++++ Dataset extract
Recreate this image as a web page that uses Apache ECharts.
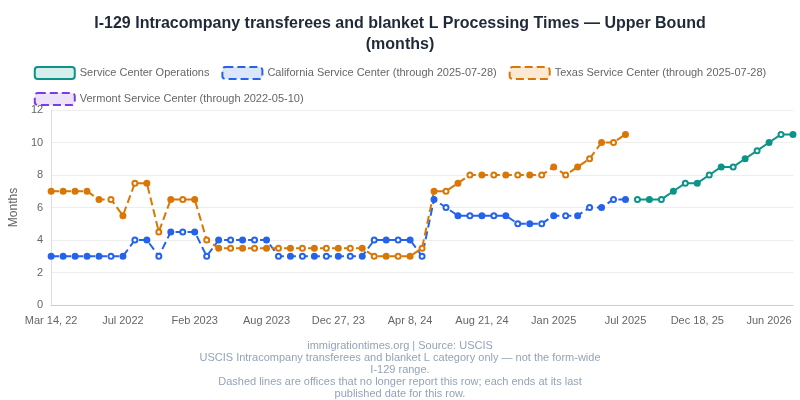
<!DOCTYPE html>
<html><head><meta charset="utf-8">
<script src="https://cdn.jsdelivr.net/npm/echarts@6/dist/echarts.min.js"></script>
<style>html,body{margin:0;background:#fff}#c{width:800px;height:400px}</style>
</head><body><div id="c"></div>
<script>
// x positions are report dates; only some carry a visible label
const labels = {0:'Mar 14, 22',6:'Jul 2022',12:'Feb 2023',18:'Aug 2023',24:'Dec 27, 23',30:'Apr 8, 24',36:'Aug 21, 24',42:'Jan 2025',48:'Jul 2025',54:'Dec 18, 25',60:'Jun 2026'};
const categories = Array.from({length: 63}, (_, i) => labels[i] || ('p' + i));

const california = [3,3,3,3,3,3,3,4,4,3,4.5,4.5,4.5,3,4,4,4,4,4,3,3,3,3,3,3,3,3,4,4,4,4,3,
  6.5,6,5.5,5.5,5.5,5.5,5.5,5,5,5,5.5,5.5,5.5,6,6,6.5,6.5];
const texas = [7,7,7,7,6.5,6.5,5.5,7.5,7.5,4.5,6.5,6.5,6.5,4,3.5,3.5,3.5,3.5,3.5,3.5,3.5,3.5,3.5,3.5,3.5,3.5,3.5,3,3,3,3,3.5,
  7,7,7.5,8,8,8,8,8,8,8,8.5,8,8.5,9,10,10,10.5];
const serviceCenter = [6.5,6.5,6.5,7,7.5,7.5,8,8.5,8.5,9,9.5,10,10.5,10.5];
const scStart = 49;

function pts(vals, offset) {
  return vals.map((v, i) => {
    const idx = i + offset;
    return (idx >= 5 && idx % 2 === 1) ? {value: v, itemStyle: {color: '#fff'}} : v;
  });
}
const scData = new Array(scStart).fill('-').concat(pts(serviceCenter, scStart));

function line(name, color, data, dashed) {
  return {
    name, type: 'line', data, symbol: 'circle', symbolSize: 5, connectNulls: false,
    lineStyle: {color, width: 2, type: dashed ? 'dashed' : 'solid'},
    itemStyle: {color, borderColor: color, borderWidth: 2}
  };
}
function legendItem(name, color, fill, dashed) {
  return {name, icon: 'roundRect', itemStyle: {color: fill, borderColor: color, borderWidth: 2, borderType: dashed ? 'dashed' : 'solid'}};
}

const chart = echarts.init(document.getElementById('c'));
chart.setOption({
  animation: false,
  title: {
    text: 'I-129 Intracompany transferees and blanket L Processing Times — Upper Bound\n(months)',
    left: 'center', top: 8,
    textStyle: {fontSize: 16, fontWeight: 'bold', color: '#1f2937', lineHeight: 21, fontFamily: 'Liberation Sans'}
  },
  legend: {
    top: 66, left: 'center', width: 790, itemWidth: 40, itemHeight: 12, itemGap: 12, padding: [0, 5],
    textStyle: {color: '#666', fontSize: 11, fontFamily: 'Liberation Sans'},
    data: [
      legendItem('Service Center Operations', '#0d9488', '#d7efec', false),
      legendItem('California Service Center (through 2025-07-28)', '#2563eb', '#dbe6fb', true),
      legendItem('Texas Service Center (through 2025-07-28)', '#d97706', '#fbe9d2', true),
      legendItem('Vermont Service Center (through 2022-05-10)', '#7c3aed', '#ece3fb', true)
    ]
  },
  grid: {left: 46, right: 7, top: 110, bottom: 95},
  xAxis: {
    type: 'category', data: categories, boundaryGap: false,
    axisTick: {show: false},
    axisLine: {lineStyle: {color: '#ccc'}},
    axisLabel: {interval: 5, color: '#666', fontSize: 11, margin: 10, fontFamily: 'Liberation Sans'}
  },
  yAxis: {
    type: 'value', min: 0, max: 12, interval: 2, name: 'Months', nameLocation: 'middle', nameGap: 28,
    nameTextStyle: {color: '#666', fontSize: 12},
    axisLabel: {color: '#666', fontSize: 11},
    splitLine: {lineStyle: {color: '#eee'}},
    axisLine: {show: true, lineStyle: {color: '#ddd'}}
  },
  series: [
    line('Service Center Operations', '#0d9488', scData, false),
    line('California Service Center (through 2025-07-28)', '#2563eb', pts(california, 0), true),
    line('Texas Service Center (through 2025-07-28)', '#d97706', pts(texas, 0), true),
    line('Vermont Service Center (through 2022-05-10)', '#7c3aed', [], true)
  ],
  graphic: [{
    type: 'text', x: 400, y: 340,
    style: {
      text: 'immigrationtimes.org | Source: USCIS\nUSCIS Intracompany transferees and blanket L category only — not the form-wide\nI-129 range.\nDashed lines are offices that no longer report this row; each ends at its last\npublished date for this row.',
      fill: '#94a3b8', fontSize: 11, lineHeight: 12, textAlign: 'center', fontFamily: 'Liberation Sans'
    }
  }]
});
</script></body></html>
++++++++
Task goal: Return only the lines from the start of the data through the line that contains "labels[i] || ('p' + i));", please, copying them exactly and omitting all pictures.

Exercise answer:
Recreate this image as a web page that uses Apache ECharts.
<!DOCTYPE html>
<html><head><meta charset="utf-8">
<script src="https://cdn.jsdelivr.net/npm/echarts@6/dist/echarts.min.js"></script>
<style>html,body{margin:0;background:#fff}#c{width:800px;height:400px}</style>
</head><body><div id="c"></div>
<script>
// x positions are report dates; only some carry a visible label
const labels = {0:'Mar 14, 22',6:'Jul 2022',12:'Feb 2023',18:'Aug 2023',24:'Dec 27, 23',30:'Apr 8, 24',36:'Aug 21, 24',42:'Jan 2025',48:'Jul 2025',54:'Dec 18, 25',60:'Jun 2026'};
const categories = Array.from({length: 63}, (_, i) => labels[i] || ('p' + i));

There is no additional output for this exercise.